I just got back from Copenhagen where I made a brief visit at the university yesterday to participate in the PhD course Cultural Heritage and Identity. It was led by dr. Marie Louise Stig Sørensen from the University of Cambridge, who also gave a keynote lecture. The discussions afterwards, with participants from nine different subject areas and various countries, revolved around complex heritage issues concerning definition, value, destruction, conflict, and other current topics in heritage studies. The position of heritage and identity between materialty and discourse was one main turning point of the debates.
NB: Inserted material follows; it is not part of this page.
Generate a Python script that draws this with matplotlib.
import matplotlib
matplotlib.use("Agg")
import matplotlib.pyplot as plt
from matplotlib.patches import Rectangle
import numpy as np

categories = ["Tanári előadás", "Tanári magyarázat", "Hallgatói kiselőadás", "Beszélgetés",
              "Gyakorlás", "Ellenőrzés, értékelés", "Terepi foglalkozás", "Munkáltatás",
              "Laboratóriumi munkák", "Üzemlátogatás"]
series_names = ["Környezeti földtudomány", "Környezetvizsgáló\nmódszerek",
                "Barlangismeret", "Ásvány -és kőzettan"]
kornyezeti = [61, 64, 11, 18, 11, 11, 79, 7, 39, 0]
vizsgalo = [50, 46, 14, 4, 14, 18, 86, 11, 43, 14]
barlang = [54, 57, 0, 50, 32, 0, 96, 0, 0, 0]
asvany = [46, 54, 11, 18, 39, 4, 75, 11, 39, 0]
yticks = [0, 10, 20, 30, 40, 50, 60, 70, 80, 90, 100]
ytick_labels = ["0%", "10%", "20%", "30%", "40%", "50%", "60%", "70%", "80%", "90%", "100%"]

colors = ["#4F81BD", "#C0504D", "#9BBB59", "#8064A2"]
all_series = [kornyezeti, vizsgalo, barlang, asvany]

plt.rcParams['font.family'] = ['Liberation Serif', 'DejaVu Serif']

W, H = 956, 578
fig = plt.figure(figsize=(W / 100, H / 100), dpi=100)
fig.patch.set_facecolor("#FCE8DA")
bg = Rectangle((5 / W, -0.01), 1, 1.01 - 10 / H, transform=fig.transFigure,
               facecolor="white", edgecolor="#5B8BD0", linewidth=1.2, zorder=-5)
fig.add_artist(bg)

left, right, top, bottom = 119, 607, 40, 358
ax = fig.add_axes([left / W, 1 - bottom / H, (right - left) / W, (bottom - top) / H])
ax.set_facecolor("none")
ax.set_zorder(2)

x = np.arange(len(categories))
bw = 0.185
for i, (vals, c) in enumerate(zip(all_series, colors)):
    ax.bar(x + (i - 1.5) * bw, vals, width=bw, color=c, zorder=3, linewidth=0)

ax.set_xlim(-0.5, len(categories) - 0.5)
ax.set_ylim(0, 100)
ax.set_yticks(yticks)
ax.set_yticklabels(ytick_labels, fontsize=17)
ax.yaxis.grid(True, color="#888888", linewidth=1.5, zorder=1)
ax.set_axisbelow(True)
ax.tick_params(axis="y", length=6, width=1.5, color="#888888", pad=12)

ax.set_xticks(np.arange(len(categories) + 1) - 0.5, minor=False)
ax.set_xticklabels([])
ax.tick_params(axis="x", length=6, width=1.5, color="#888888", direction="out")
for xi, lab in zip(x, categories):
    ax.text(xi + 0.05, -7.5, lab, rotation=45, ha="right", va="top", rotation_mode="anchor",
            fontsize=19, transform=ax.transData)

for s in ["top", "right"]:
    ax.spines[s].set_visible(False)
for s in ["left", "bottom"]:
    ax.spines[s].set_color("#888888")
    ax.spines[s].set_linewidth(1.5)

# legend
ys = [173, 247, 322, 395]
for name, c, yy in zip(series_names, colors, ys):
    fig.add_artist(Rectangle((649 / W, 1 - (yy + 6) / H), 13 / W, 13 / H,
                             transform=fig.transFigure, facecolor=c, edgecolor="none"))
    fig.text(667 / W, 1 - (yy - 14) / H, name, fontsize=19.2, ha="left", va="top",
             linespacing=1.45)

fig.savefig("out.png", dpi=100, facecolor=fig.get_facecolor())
Materiality is a hot topic in the social sciences right now, including in archaeology, though archaeologists have obviously always been concerned with things, such as objects, monuments, find contexts, landscapes, etc. Archaeologists have, however, also been following the same theoretical trend as the humanities in general over the last 30 years or so by focusing on language and text as methaphors for various aspects of (material) culture. This has now turned to a concern with the very specific ways we relate to things (see e.g. B. Olsen 2010: In Defense of Things). In a heritage context “the material turn” entails more focus on the physical and sensory qualities of the monuments, places, and objects of cultural heritage, and how these affect the actions and thoughts of the people around them.
These are not exactly questions that are “solved” in a short afternoon, but yesterday´s course certainly inspired further thinking and writing, both on the materiality aspects of the sites I am studying, and how they are defined, by whom, and why.